The fact that Tulenkey won’t make it on many people’s “Top Rappers” list has little to do with his rapping abilities and much to do with how he is perceived: an artist whose afropop bops tip towards simple, regular lyrics than hard bars. In short, Tulenkey finds himself almost in the same barn as Shaker- a gifted artist whose musical career is spoken about with emphasis on his humour- clad, pop leaning raps.

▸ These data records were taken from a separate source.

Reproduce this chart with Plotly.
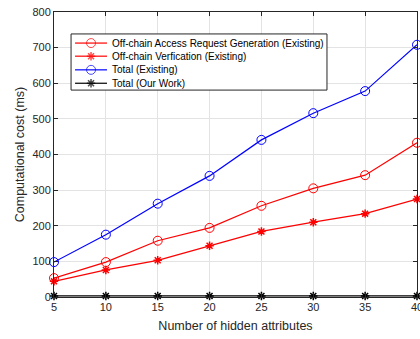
import plotly.graph_objects as go

x_vals = [5, 10, 15, 20, 25, 30, 35, 40]
access_req = [53, 98, 158, 194, 256, 305, 342, 433]
verification = [44, 76, 103, 144, 184, 210, 234, 275]
total_existing = [98, 175, 262, 340, 441, 516, 578, 708]
total_ours = [3, 3, 3, 3, 3, 3, 3, 3]

names = [
    "Off-chain Access Request Generation (Existing)",
    "Off-chain Verfication (Existing)",
    "Total (Existing)",
    "Total (Our Work)",
]
series = [access_req, verification, total_existing, total_ours]
colors = ["#ff0000", "#ff0000", "#0000ff", "#000000"]
symbols = ["circle-open", "asterisk-open", "circle-open", "asterisk-open"]
msizes = [9, 7, 9, 7]
mwidths = [1, 1.5, 1, 1.5]

FONT = "Liberation Sans, Arial, sans-serif"

fig = go.Figure()
for name, ys, c, s, ms, mw in zip(names, series, colors, symbols, msizes, mwidths):
    fig.add_trace(go.Scatter(x=x_vals, y=ys, name=name, mode="lines+markers",
                             line=dict(color=c, width=1.2),
                             marker=dict(symbol=s, size=ms, color=c, line=dict(width=mw, color=c)),
                             showlegend=False, cliponaxis=False))

# custom compact legend (MATLAB style) drawn on an overlay axis spanning [0,1]
leg_x0, leg_x1, leg_y0, leg_y1 = 0.047, 0.752, 0.726, 0.923
row_y = [0.891, 0.845, 0.797, 0.750]
line_x = [0.058, 0.102, 0.146]
text_x = 0.155

fig.add_trace(go.Scatter(x=[leg_x0, leg_x1, leg_x1, leg_x0, leg_x0],
                         y=[leg_y0, leg_y0, leg_y1, leg_y1, leg_y0],
                         xaxis="x2", yaxis="y2", mode="lines", fill="toself",
                         fillcolor="white", line=dict(color="#262626", width=1),
                         showlegend=False, hoverinfo="skip"))

for name, ry, c, s, ms, mw in zip(names, row_y, colors, symbols, msizes, mwidths):
    fig.add_trace(go.Scatter(x=line_x, y=[ry] * 3, xaxis="x2", yaxis="y2", mode="lines+markers",
                             line=dict(color=c, width=1.2),
                             marker=dict(symbol=s, size=[0, ms, 0], color=c, line=dict(width=mw, color=c)),
                             showlegend=False, hoverinfo="skip"))
    fig.add_annotation(xref="x2", yref="y2", x=text_x, y=ry, text=name,
                       showarrow=False, xanchor="left", yanchor="middle",
                       font=dict(family=FONT, size=10, color="#000000"))

axis_common = dict(
    showgrid=True, gridcolor="#e3e3e3", gridwidth=1,
    showline=True, linecolor="#262626", linewidth=1, mirror="ticks",
    ticks="inside", ticklen=4, tickcolor="#262626",
    tickfont=dict(family=FONT, size=11, color="#262626"),
    zeroline=False, automargin=False,
)

fig.update_layout(
    width=420, height=339,
    margin=dict(l=54, r=3, t=12, b=42, autoexpand=False),
    paper_bgcolor="white", plot_bgcolor="white",
    font=dict(family=FONT, color="#262626"),
    xaxis=dict(range=[5, 40], tickvals=x_vals, ticklabeloverflow="allow",
               title=dict(text="Number of hidden attributes", font=dict(size=12.5), standoff=9),
               **axis_common),
    yaxis=dict(range=[0, 800], tickvals=[0, 100, 200, 300, 400, 500, 600, 700, 800],
               title=dict(text="Computational cost (ms)", font=dict(size=12.5), standoff=5),
               **axis_common),
    xaxis2=dict(range=[0, 1], overlaying="x", visible=False, fixedrange=True, automargin=False),
    yaxis2=dict(range=[0, 1], overlaying="y", visible=False, fixedrange=True, automargin=False),
    showlegend=False,
)

fig.write_html("out.html")
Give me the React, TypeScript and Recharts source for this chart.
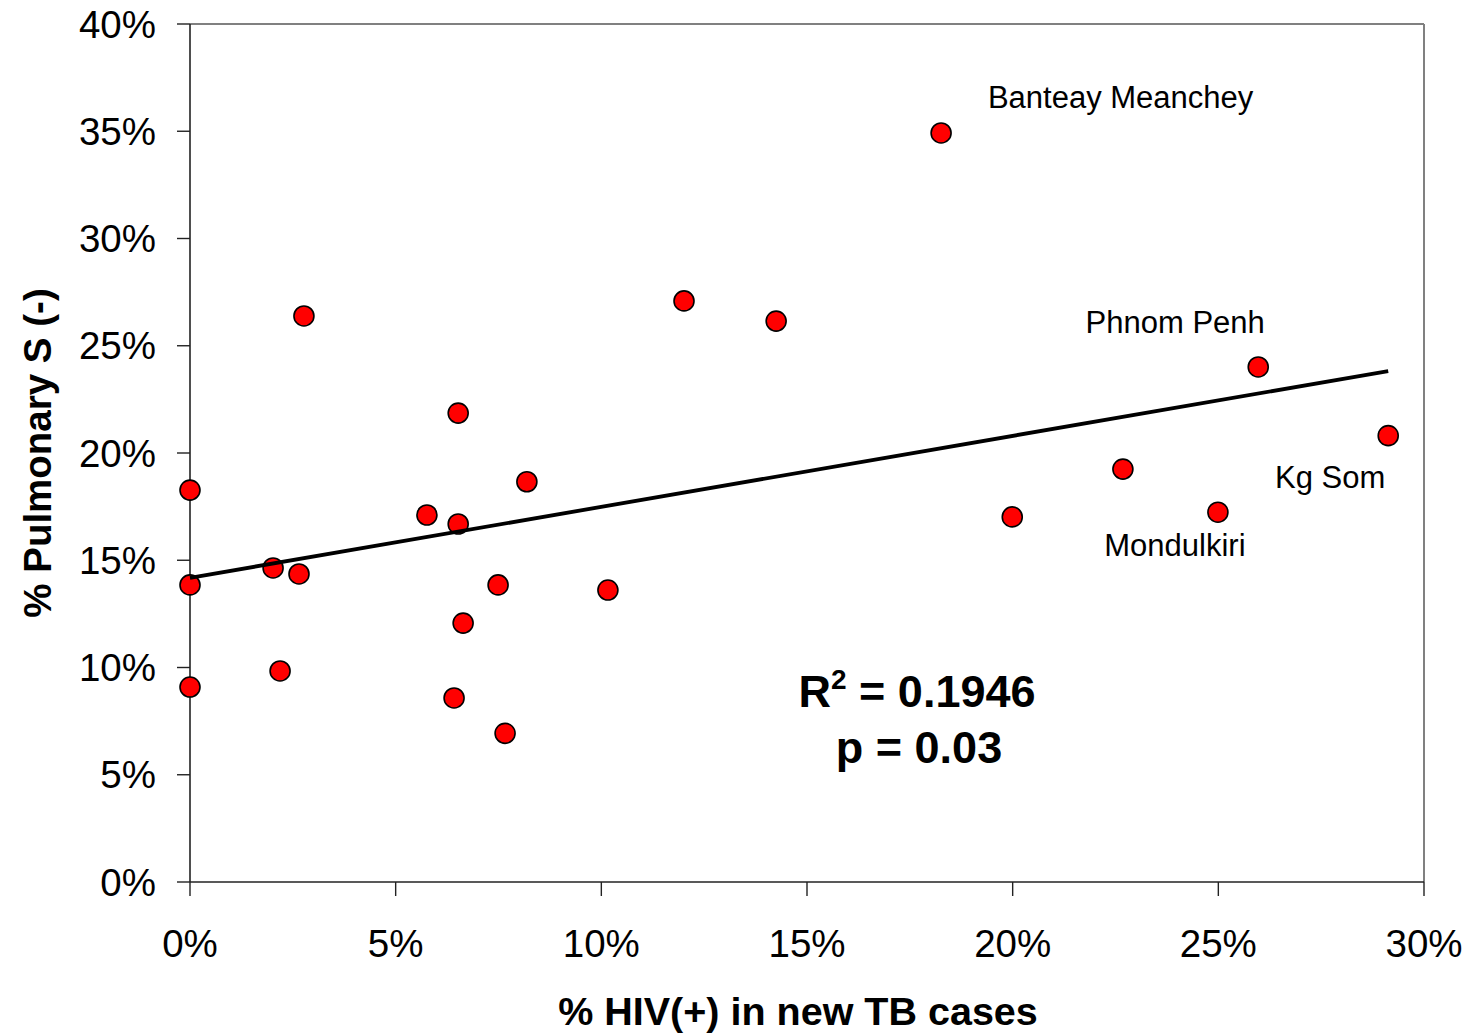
import React from "react";
import {
  ScatterChart,
  Scatter,
  XAxis,
  YAxis,
  ReferenceLine,
  Customized,
} from "recharts";

// % HIV(+) in new TB cases (x, in %)
const hivPct = [0, 0, 0, 2.02, 2.19, 2.65, 2.77, 5.76, 6.42, 6.52, 6.52, 6.64, 7.49, 7.66, 8.19, 10.16, 12.01, 14.25, 18.26, 19.99, 22.68, 24.99, 25.97, 29.13];
// % Pulmonary S(-) (y, in %)
const pulmSneg = [18.27, 13.85, 9.09, 14.64, 9.84, 14.36, 26.39, 17.11, 8.58, 21.86, 16.69, 12.07, 13.85, 6.93, 18.66, 13.61, 27.09, 26.15, 34.92, 17.02, 19.25, 17.24, 24.01, 20.81];
// Province labels (empty = unlabelled)
const provinceLabels = ["", "", "", "", "", "", "", "", "", "", "", "", "", "", "", "", "", "", "Banteay Meanchey", "", "", "Mondulkiri", "Phnom Penh", "Kg Som"];

// Trend line end points
const trendX = [0, 29.13];
const trendY = [14.18, 23.82];

const xTicks = [0, 5, 10, 15, 20, 25, 30];
const yTicks = [0, 5, 10, 15, 20, 25, 30, 35, 40];

const rSquaredText = "0.1946";
const pValueText = "0.03";

const data = hivPct.map((x, i) => ({ x, y: pulmSneg[i], label: provinceLabels[i] }));
const trendData = trendX.map((x, i) => ({ x, y: trendY[i] }));

// label placement offsets (style, not data)
const labelOffsets: Record<string, { dx: number; dy: number }> = {
  "Banteay Meanchey": { dx: 179.5, dy: -25 },
  "Phnom Penh": { dx: -83, dy: -34 },
  "Kg Som": { dx: -58, dy: 52 },
  Mondulkiri: { dx: -43, dy: 44 },
};

const FONT = "'Liberation Sans', Arial, Helvetica, sans-serif";

const PointShape = (props: any) => {
  const { cx, cy, payload } = props;
  const lbl = payload && payload.label;
  const off = lbl ? labelOffsets[lbl] : null;
  return (
    <g>
      <circle cx={cx} cy={cy} r={10} fill="#FF0000" stroke="#000" strokeWidth={1.6} />
      {lbl && off ? (
        <text
          x={cx + off.dx}
          y={cy + off.dy}
          textAnchor="middle"
          fontFamily={FONT}
          fontSize={31}
          fill="#000"
        >
          {lbl}
        </text>
      ) : null}
    </g>
  );
};

const NoShape = () => <g />;

const Annotations = (props: any) => {
  const off = props.offset || { left: 190, top: 24, width: 1234, height: 858 };
  const cx = off.left + off.width / 2;
  const cy = off.top + off.height / 2;
  return (
    <g fontFamily={FONT} fill="#000">
      <text
        x={cx - 9}
        y={1025}
        textAnchor="middle"
        fontSize={39.5}
        fontWeight="bold"
      >
        % HIV(+) in new TB cases
      </text>
      <text
        x={51}
        y={cy}
        textAnchor="middle"
        fontSize={38.5}
        fontWeight="bold"
        transform={`rotate(-90, 51, ${cy})`}
      >
        % Pulmonary S (-)
      </text>
      <text x={917} y={707} textAnchor="middle" fontSize={45} fontWeight="bold">
        R<tspan fontSize={28} dy={-18}>2</tspan>
        <tspan dy={18}>{" = " + rSquaredText}</tspan>
      </text>
      <text x={919} y={763} textAnchor="middle" fontSize={45} fontWeight="bold">
        {"p = " + pValueText}
      </text>
    </g>
  );
};

export default function App() {
  return (
    <div style={{ position: "absolute", left: 0, top: 0, background: "#fff" }}>
      <ScatterChart
        width={1470}
        height={1034}
        margin={{ top: 24, right: 46, bottom: 0, left: 0 }}
      >
        <XAxis
          type="number"
          dataKey="x"
          domain={[0, 30]}
          ticks={xTicks}
          tickFormatter={(v: number) => `${v}%`}
          height={152}
          tickSize={14}
          tickMargin={34}
          axisLine={{ stroke: "#222", strokeWidth: 1.6 }}
          tickLine={{ stroke: "#222", strokeWidth: 1.4 }}
          tick={{ fontSize: 38.5, fill: "#000", fontFamily: FONT }}
          interval={0}
        />
        <YAxis
          type="number"
          dataKey="y"
          domain={[0, 40]}
          ticks={yTicks}
          tickFormatter={(v: number) => `${v}%`}
          width={190}
          tickSize={13}
          tickMargin={21}
          axisLine={{ stroke: "#222", strokeWidth: 1.6 }}
          tickLine={{ stroke: "#222", strokeWidth: 1.4 }}
          tick={{ fontSize: 38.5, fill: "#000", fontFamily: FONT }}
          interval={0}
        />
        <ReferenceLine y={40} stroke="#808080" strokeWidth={2} />
        <ReferenceLine x={30} stroke="#808080" strokeWidth={2} />
        <Scatter data={data} shape={PointShape} isAnimationActive={false} />
        <Scatter
          data={trendData}
          shape={NoShape}
          line={{ stroke: "#000", strokeWidth: 3.8 }}
          lineType="joint"
          isAnimationActive={false}
        />
        <Customized component={Annotations} />
      </ScatterChart>
    </div>
  );
}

“Child Abuse Remix” and “Proud Fvck Boys”- both the originals and remixes were the songs on which Tulenkey found a space to stand; mainstream wise. The endearing elements that culminated in this success were unmissable. Humor was as thick as the fog atop the Akuapim ridges. The melody and groove of the songs were the nectar that enticed us. The lyrics found a place in our hearts, as you could either identify with them or know someone who knows someone who mirrors some of the lyrics.
Born Chief Boateng Osei – Bonsu in Accra, Tulenkey (or Tuley) extended his brand through his partnership with Mr. Eazi’s Empawa Africa label. If for nothing at all, the association helped his visibility in other African markets, occasioning the collaborative efforts on the remix of ‘Proud Fvck Boys’, Nigerian version.
Almost a year ago, Tuley released both the audio and video for “Yard”, a song that proved his worth as an excellent rapper. (If you did not listen to”Forever 96″ off his 1/1 mixtape, then you missed out on his rappity rap shit). The rappity rap side is what he is hesitant to showcase – for obvious reasons- but does court the right responses whenever he has gone that direction.
‘’Yard’’ is a timeless record. The song transcends today, fits into tomorrow, and awaits the future
“Yard” ticks a lot of hip hop boxes- the Slum produced beat would make every rapper jealous. The production is delightful, elegantly crafted. It’s hard without sounding excessive in composition. The minimal string medley is the bait that hooks your attention. The surging drums and snares open your veins up for that anticipated ecstasy that the hook injects into you, sonically. The story rendered by Tulenkey – about fame, drugs, girls- are stemmed in reality-it relatable, one way or another. The work that ARA and Wes7ar 22 did on the hook did fed into the overarching theme of the song.
Although all these elements combine cogently to give “Yard” its riveting feel, one major attraction of the song is this: it’s a stoner’s anthem.
“Yard” induces you to light one up. Not, just to chase an ordinary high but that ‘out-of-body or ‘I- can-touch-the-sky” high. “Yard’’ is a record. The song transcends today, fits into tomorrow, and awaits the future. In simple terms, “Yard” is a timeless stoner’s anthem, as the hook clearly emphasizes: “Blacka Puzzy roll/ I got the lighter/Na we be puffing, we be chilling, we go high”.
Tulenkey’s opening rhetorical question: “What be the move?/Hope you know how we dey move?” and “the feeling be nice/The feeling be right for the move/ Me and my people for here/We dey turn up with nothing to lose”, depicts both the way most Ghanaian youths exchange dubs and also, what it means to live without any inhibitions (“we dey turn up with nothing to lose”).
Whoever advised Tuleneky to keep his verses short deserves commendation (more vim to him or her). That actually helped make the record more pop in tone. Instead of rapping a hard-hitting 12 bars with excessive punchlines, complex rhyme schemes which does fly over the head of non-rap nerds,, Tulenkey literally gave WES7AR and ARA a moment to introduce themselves to a demographic of Ghanaians who love Tulenkey. The hook, admittedly is the best in recent times an unarguably what made the record.
“Yard” is a good song that was not promoted enough to catch on. Tulenkey and his team could put a bit of energy behind the song and steamroll with the seeming renewed interest in hip hop in the country. The timelessness of “Yard” is like a gas awaiting a flicker of heat to combust.